Ahmed Abdel Zaher, l'attaquant d'Al-Ahly qui a fait le geste de «Rabaa» après avoir marqué un but contre le club sud-africain Orlando Pirates, entrera à coup sûr dans l'histoire.

En levant sa main quatre doigts tendus, pouce replié, il a fait un geste symbolique que de nombreux Egyptiens - il est impossible de les évaluer dans un contexte de répression généralisée - persistent à faire et à refaire. Les Frères musulmans ont perdu le pouvoir mais le symbole de Rabaa - place du grand massacre qui a suivi le coup d'Etat - connaît un succès qui nargue l'autorité.
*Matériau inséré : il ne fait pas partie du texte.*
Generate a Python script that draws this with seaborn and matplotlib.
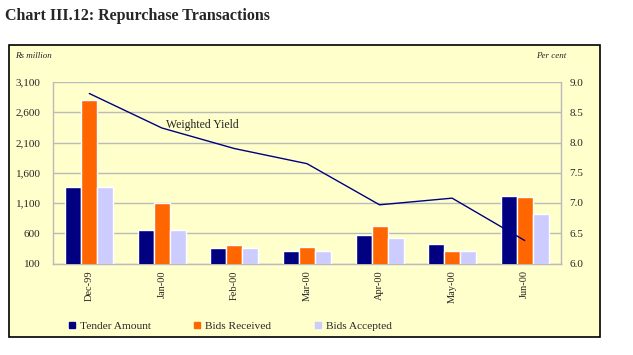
import numpy as np
import pandas as pd
import seaborn as sns
import matplotlib.pyplot as plt
from matplotlib.patches import Rectangle
from matplotlib.lines import Line2D

# data
months = ['Dec-99', 'Jan-00', 'Feb-00', 'Mar-00', 'Apr-00', 'May-00', 'Jun-00']
tender_amount = [1360, 660, 360, 310, 570, 420, 1215]
bids_received = [2810, 1095, 410, 375, 715, 305, 1200]
bids_accepted = [1360, 660, 360, 310, 520, 305, 915]
weighted_yield = [8.81, 8.24, 7.90, 7.65, 6.97, 7.08, 6.38]

series = ['Tender Amount', 'Bids Received', 'Bids Accepted']
colors = ['#000080', '#FF6600', '#CCCCFF']

df = pd.DataFrame({
    'month': months * 3,
    'series': np.repeat(series, len(months)),
    'value': tender_amount + bids_received + bids_accepted,
})

sns.set_style('white')
plt.rcParams['font.family'] = ['Liberation Serif', 'DejaVu Serif']

fig = plt.figure(figsize=(6.33, 3.55), dpi=100)
fig.patch.set_facecolor('white')

# yellow framed panel
fig.patches.append(Rectangle((9 / 633, 1 - 337 / 355), 591 / 633, 292 / 355,
                             transform=fig.transFigure, facecolor='#FFFFCC',
                             edgecolor='black', linewidth=1.2, zorder=-10))

ax = fig.add_axes([53 / 633, 1 - 263.5 / 355, 508 / 633, 181.5 / 355])
ax.set_zorder(1)
ax.set_facecolor('none')
sns.barplot(data=df, x='month', y='value', hue='series', palette=colors,
            width=0.66, gap=0, saturation=1, ax=ax, legend=False, zorder=3)

ax.set_ylim(100, 3100)
ax.set_yticks(range(100, 3101, 500))
ax.set_yticklabels([f'{v:,}' for v in range(100, 3101, 500)], fontsize=8)
ax.set_xlim(-0.5, len(months) - 0.5)
ax.set_xticks(range(len(months)))
ax.set_xticklabels(months, rotation=90, fontsize=7.5)
ax.set_xticks(np.arange(-0.5, len(months), 1), minor=True)
ax.tick_params(axis='x', which='major', length=0, pad=5)
ax.tick_params(axis='x', which='minor', length=3, color='#AAAAAA')
ax.tick_params(axis='y', length=0, pad=9)
ax.grid(axis='y', color='#BBBBBB', linewidth=1, zorder=0)
ax.set_axisbelow(True)
ax.set_xlabel('')
ax.set_ylabel('')
for s in ['left', 'bottom', 'right']:
    ax.spines[s].set_color('#BBBBBB')
    ax.spines[s].set_linewidth(1)
ax.spines['top'].set_visible(False)

ax2 = ax.twinx()
ax2.set_zorder(2)
ax2.set_facecolor('none')
sns.lineplot(x=list(range(len(months))), y=weighted_yield, color='#000080',
             linewidth=1, ax=ax2, zorder=4)
ax2.set_ylim(6.0, 9.0)
ax2.set_yticks(np.arange(6.0, 9.01, 0.5))
ax2.set_yticklabels([f'{v:.1f}' for v in np.arange(6.0, 9.01, 0.5)], fontsize=8)
ax2.tick_params(axis='y', length=0, pad=6)
for s in ['left', 'bottom', 'top']:
    ax2.spines[s].set_visible(False)
ax2.spines['right'].set_color('#BBBBBB')
ax2.text(1.06, 8.29, 'Weighted Yield', fontsize=8.5, ha='left', va='center')

fig.text(5 / 633, 1 - 16 / 355, 'Chart III.12: Repurchase Transactions',
         fontsize=11.5, fontweight='bold', ha='left', va='center')
fig.text(15 / 633, 1 - 56 / 355, 'Rs million', fontsize=6.5, style='italic',
         ha='left', va='center')
fig.text(536 / 633, 1 - 56 / 355, 'Per cent', fontsize=6.5, style='italic',
         ha='left', va='center')

handles = [Line2D([], [], marker='s', linestyle='', markersize=5,
                  markerfacecolor=c, markeredgecolor=c) for c in colors]
fig.legend(handles, series, loc='center left', ncol=3, frameon=False,
           bbox_to_anchor=(57 / 633, 1 - 326 / 355), fontsize=8.2,
           handlelength=0.8, handletextpad=0.3, columnspacing=3.7)

fig.savefig('out.png', dpi=100)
Les réactions furieuses allant parfois jusqu'à exiger l'arrestation et l'emprisonnement du joueur voire la déchéance de sa nationalité montrent à quel point la prétendue «seconde révolution» du général Sissi est peu sûre d'elle-même. Quatre doigts levés, un pouce replié, ce n'est pas un crime. C'est pourtant ce que les médias égyptiens suggèrent de manière délirante avec des commentaires pompeux et parfois complètement fous ! C'est probablement la spontanéité même du geste du joueur qui gêne et met en fureur ces médias égyptiens devenus des instruments de la chasse aux sorcières et de la délation. Etre un Frère musulman ou penser, sans en être, qu'ils sont injustement réprimés, est devenu le pire des crimes. Critiquer la «Sissimania» est devenu insupportable aux médias en guerre contre une partie des Egyptiens.
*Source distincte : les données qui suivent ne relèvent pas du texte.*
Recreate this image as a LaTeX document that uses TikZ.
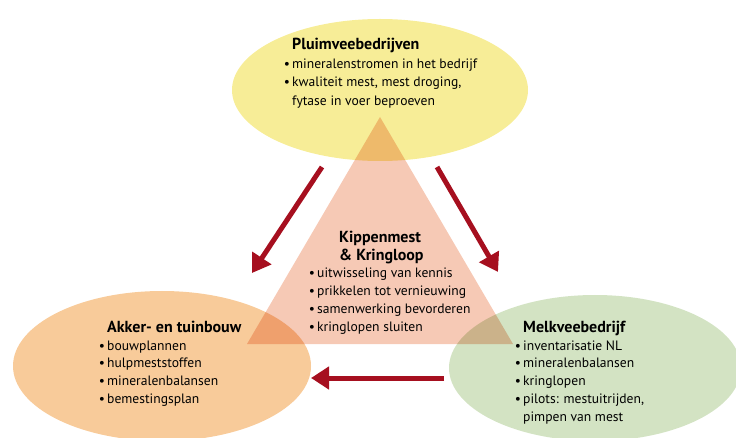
\documentclass[tikz,border=0pt]{standalone}
\usepackage{fontspec}
\setmainfont{PT Sans}
\usetikzlibrary{positioning, shapes.geometric, arrows.meta}
\definecolor{geel}{HTML}{F7ED97}
\definecolor{oranje}{HTML}{F8CB9A}
\definecolor{groen}{HTML}{D3E3C3}
\definecolor{roze}{HTML}{F6C9B5}
\definecolor{pijlrood}{HTML}{A60F1F}
\tikzstyle{sector} = [ellipse, draw=none, inner sep=0pt]
\tikzstyle{tekst} = [align=left, anchor=north west, inner sep=0pt, font=\fontsize{13.6}{17.7}\selectfont]
\tikzstyle{arrow} = [line width=5pt, draw=pijlrood, -{Triangle[length=18pt,width=22pt]}]
\newcommand{\punt}{\llap{\textbullet\,}}
\newcommand{\kop}[1]{{\fontsize{16}{17.7}\selectfont\bfseries #1}}

\begin{document}
\begin{tikzpicture}[x=1pt, y=-1pt]
			\useasboundingbox (0,0) rectangle (736,438);
			%ellipsen
			\node (pluim) [sector, fill=geel, minimum width=296pt, minimum height=142pt] at (380,90) {};
			\node (akker) [sector, fill=oranje, minimum width=298pt, minimum height=150pt] at (162,366) {};
			\node (melk) [sector, fill=groen, minimum width=292pt, minimum height=146pt] at (595,368) {};
			
			%driehoek
			\coordinate (top) at (380,117);
			\coordinate (links) at (247,344);
			\coordinate (rechts) at (513,344);
			\begin{scope}[blend mode=multiply]
				\fill [roze] (top) -- (rechts) -- (links) -- cycle;
			\end{scope}
			
			%teksten
			\node (tpluim) [tekst, font=\fontsize{13.6}{18.6}\selectfont] at (292,38) {\kop{Pluimveebedrijven}\\
				\punt mineralenstromen in het bedrijf\\
				\punt kwaliteit mest, mest droging,\\
				fytase in voer beproeven};
			\node (tkip) [tekst] at (317,231) {\hspace*{22pt}\kop{Kippenmest}\\
				\hspace*{22pt}\kop{\& Kringloop}\\
				\punt uitwisseling van kennis\\
				\punt prikkelen tot vernieuwing\\
				\punt samenwerking bevorderen\\
				\punt kringlopen sluiten};
			\node (takker) [tekst] at (107,321) {\kop{Akker- en tuinbouw}\\
				\punt bouwplannen\\
				\punt hulpmeststoffen\\
				\punt mineralenbalansen\\
				\punt bemestingsplan};
			\node (tmelk) [tekst] at (523,321) {\kop{Melkveebedrijf}\\
				\punt inventarisatie NL\\
				\punt mineralenbalansen\\
				\punt kringlopen\\
				\punt pilots: mestuitrijden,\\
				pimpen van mest};
			
			%pijlen
			\coordinate (p1) at (322,167);
			\coordinate (p1e) at (252,273);
			\coordinate (p2) at (437,167);
			\coordinate (p2e) at (498,272);
			\coordinate (p3) at (444,378);
			\coordinate (p3e) at (311,378);
			\draw [arrow] (p1) -- (p1e);
			\draw [arrow] (p2) -- (p2e);
			\draw [arrow] (p3) -- (p3e);
		\end{tikzpicture}
\end{document}
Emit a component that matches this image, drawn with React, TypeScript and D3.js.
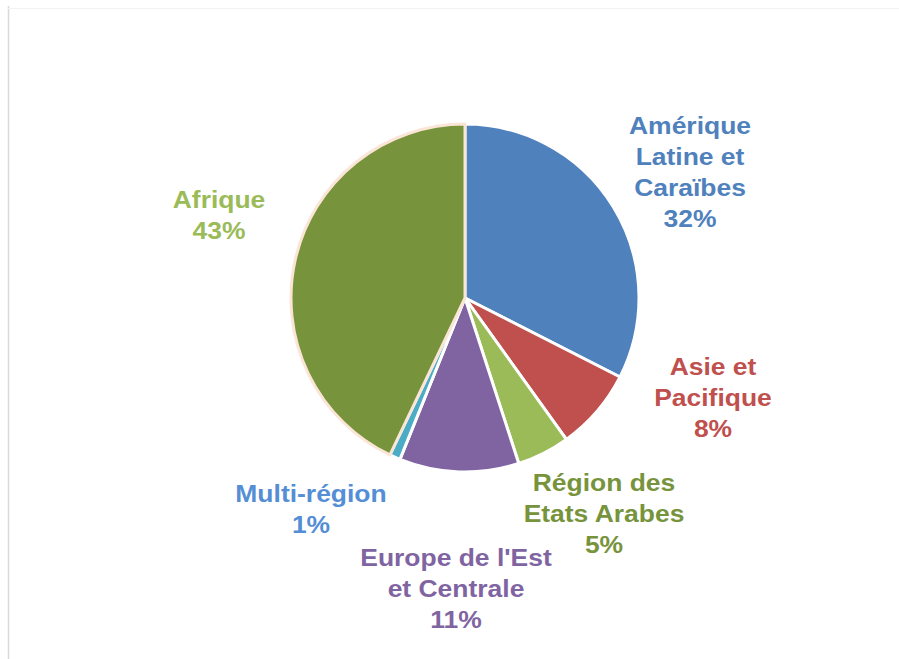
import React from 'react';
import * as d3 from 'd3';

const regions = ['Amérique Latine et Caraïbes', 'Asie et Pacifique', 'Région des Etats Arabes', "Europe de l'Est et Centrale", 'Multi-région', 'Afrique'];
const shares = [32.5, 7.6, 4.9, 11.1, 1.0, 42.9];
const percentLabels = ['32%', '8%', '5%', '11%', '1%', '43%'];
const labelLines = [
  ['Amérique', 'Latine et', 'Caraïbes'],
  ['Asie et', 'Pacifique'],
  ['Région des', 'Etats Arabes'],
  ["Europe de l'Est", 'et Centrale'],
  ['Multi-région'],
  ['Afrique'],
];
const sliceColors = ['#4f81bd', '#c0504d', '#9bbb59', '#8064a2', '#4bacc6', '#77933c'];
const labelColors = ['#4f81bd', '#c0504d', '#77933c', '#8064a2', '#558ed5', '#9bbb59'];
const strokeColors = ['#ffffff', '#ffffff', '#ffffff', '#ffffff', '#ffffff', '#fbe5d6'];

// label anchor (center x, first line center y)
const labelAnchors: [number, number][] = [
  [690, 125],
  [713, 366],
  [604, 482],
  [456, 557],
  [311, 493],
  [219, 199],
];

const W = 899;
const H = 659;
const cx = 465;
const cy = 298;
const radius = 174;
const lineH = 31;

export default function App() {
  const data = regions.map((r, i) => ({ region: r, value: shares[i], i }));
  const pie = d3.pie<any>().sort(null).value(d => d.value);
  const arcs = pie(data);
  const arc = d3.arc<any>().innerRadius(0).outerRadius(radius);

  return (
    <svg width={W} height={H} style={{ position: 'absolute', left: 0, top: 0, background: '#fff' }}>
      <line x1={8.5} y1={6} x2={8.5} y2={H} stroke="#d9d9d9" strokeWidth={1.5} />
      <line x1={8} y1={8.5} x2={W} y2={8.5} stroke="#f2f2f2" strokeWidth={1} />
      <g transform={`translate(${cx},${cy})`}>
        {arcs.map(a => (
          <path
            key={a.data.region}
            d={arc(a) as string}
            fill={sliceColors[a.data.i]}
            stroke={strokeColors[a.data.i]}
            strokeWidth={3}
            strokeLinejoin="round"
          />
        ))}
      </g>
      {arcs.map(a => {
        const i = a.data.i;
        const [x, y0] = labelAnchors[i];
        const lines = [...labelLines[i], percentLabels[i]];
        return (
          <text
            key={'l' + i}
            transform={`translate(${x},0) scale(1.08,1)`}
            textAnchor="middle"
            fill={labelColors[i]}
            fontFamily="'Liberation Sans', Arial, sans-serif"
            fontWeight="bold"
            fontSize={24.5}
          >
            {lines.map((t, k) => (
              <tspan key={k} x={0} y={y0 + k * lineH} dy="0.36em">{t}</tspan>
            ))}
          </text>
        );
      })}
    </svg>
  );
}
L'humoriste Bassem Youssef a découvert la ligne éditoriale de la régression après s'être un peu moqué de ce culte du général en cours dans les médias. La direction de la télévision l'a débarqué au nom de sa «politique éditoriale». Tout comme les dirigeants d'Al-Ahly, soucieux d'être en «règle» avec le pouvoir, ont décidé de le faire avec Ahmed Abdel Zaher. Il est à vendre ! La liberté d'expression est écrasée en Egypte. Seuls les aveugles pouvaient croire que les Frères musulmans en seraient les uniques victimes. La diversité médiatique a été cassée immédiatement après le coup d'Etat avec la fermeture des chaînes et des journaux islamistes ou présumés tels. Il ne reste plus que des laudateurs. La manière avec laquelle les télévisions égyptiennes ont traité du cas Ahmed Abdel Zaher est un moment d'anthologie dans l'histoire, fertile, des médias de ce pays. Un insupportable unanimisme qui annonce des temps sinistres pour la liberté d'expression.
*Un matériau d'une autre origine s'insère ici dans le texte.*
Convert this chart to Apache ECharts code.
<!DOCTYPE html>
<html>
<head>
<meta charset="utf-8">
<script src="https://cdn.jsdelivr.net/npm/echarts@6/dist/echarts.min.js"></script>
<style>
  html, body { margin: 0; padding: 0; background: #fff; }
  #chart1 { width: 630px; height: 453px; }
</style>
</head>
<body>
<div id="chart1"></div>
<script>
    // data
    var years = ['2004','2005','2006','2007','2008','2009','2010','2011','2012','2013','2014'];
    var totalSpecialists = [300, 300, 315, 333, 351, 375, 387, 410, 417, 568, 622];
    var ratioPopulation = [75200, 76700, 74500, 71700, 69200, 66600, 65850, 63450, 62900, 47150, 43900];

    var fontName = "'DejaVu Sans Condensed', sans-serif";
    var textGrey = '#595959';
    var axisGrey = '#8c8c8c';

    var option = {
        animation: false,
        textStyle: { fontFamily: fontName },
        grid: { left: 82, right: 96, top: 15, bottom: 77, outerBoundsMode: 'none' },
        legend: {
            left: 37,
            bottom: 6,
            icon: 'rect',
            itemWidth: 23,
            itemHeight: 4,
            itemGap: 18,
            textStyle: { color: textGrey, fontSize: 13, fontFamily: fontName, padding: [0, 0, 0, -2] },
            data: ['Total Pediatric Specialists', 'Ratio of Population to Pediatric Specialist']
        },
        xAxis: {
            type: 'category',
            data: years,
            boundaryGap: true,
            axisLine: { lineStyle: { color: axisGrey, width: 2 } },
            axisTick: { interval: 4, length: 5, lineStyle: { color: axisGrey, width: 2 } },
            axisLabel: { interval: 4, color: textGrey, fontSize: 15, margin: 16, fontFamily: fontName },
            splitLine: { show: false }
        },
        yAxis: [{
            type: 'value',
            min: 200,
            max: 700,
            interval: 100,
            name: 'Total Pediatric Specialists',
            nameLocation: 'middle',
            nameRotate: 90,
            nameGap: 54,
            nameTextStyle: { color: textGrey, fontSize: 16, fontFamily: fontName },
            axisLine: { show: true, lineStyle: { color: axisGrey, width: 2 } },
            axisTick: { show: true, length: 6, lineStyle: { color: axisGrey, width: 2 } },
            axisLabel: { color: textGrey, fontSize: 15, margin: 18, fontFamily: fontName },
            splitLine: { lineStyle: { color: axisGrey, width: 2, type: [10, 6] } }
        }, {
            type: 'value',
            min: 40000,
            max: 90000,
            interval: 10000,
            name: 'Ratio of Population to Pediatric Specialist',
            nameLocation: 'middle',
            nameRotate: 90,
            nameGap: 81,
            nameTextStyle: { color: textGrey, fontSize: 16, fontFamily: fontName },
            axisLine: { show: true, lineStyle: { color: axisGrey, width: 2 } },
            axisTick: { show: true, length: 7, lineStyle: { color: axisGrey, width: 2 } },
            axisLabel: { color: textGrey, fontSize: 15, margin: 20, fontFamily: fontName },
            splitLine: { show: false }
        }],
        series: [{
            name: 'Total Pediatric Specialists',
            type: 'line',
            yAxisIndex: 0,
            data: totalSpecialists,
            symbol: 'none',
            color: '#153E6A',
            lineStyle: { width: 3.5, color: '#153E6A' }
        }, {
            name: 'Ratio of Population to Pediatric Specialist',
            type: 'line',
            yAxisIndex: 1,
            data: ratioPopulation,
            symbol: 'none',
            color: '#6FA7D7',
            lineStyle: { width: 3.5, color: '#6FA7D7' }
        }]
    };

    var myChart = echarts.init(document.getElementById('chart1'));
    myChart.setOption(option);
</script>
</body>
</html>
Il est vraiment bien loin le temps où les révolutionnaires de place Tahrir décrétaient qu'aucune limite à la liberté d'expression n'était tolérable. Certains de ces acteurs ont choisi de se taire et de ne plus parler. A défaut du courage, il reste la pudeur.

D'autres se sont transformés en idéologues forcenés de la répression et de l'exclusion avec souvent un discours méprisant contre ceux qui ne pensent pas comme eux. Il suffit d'un geste, quatre doigts levés, pour qu'ils se mettent en furie et hurlent à la trahison. On dit que le général Sissi, qui se prépare à être président, a demandé une «sanctuarisation» de l'armée pour une durée de 15 ans. Il peut demander plus. Les «révolutionnaires» d'hier sont prêts à donner un demi-siècle de plus au régime de Moubarak qui a repris la plénitude de ses habitudes.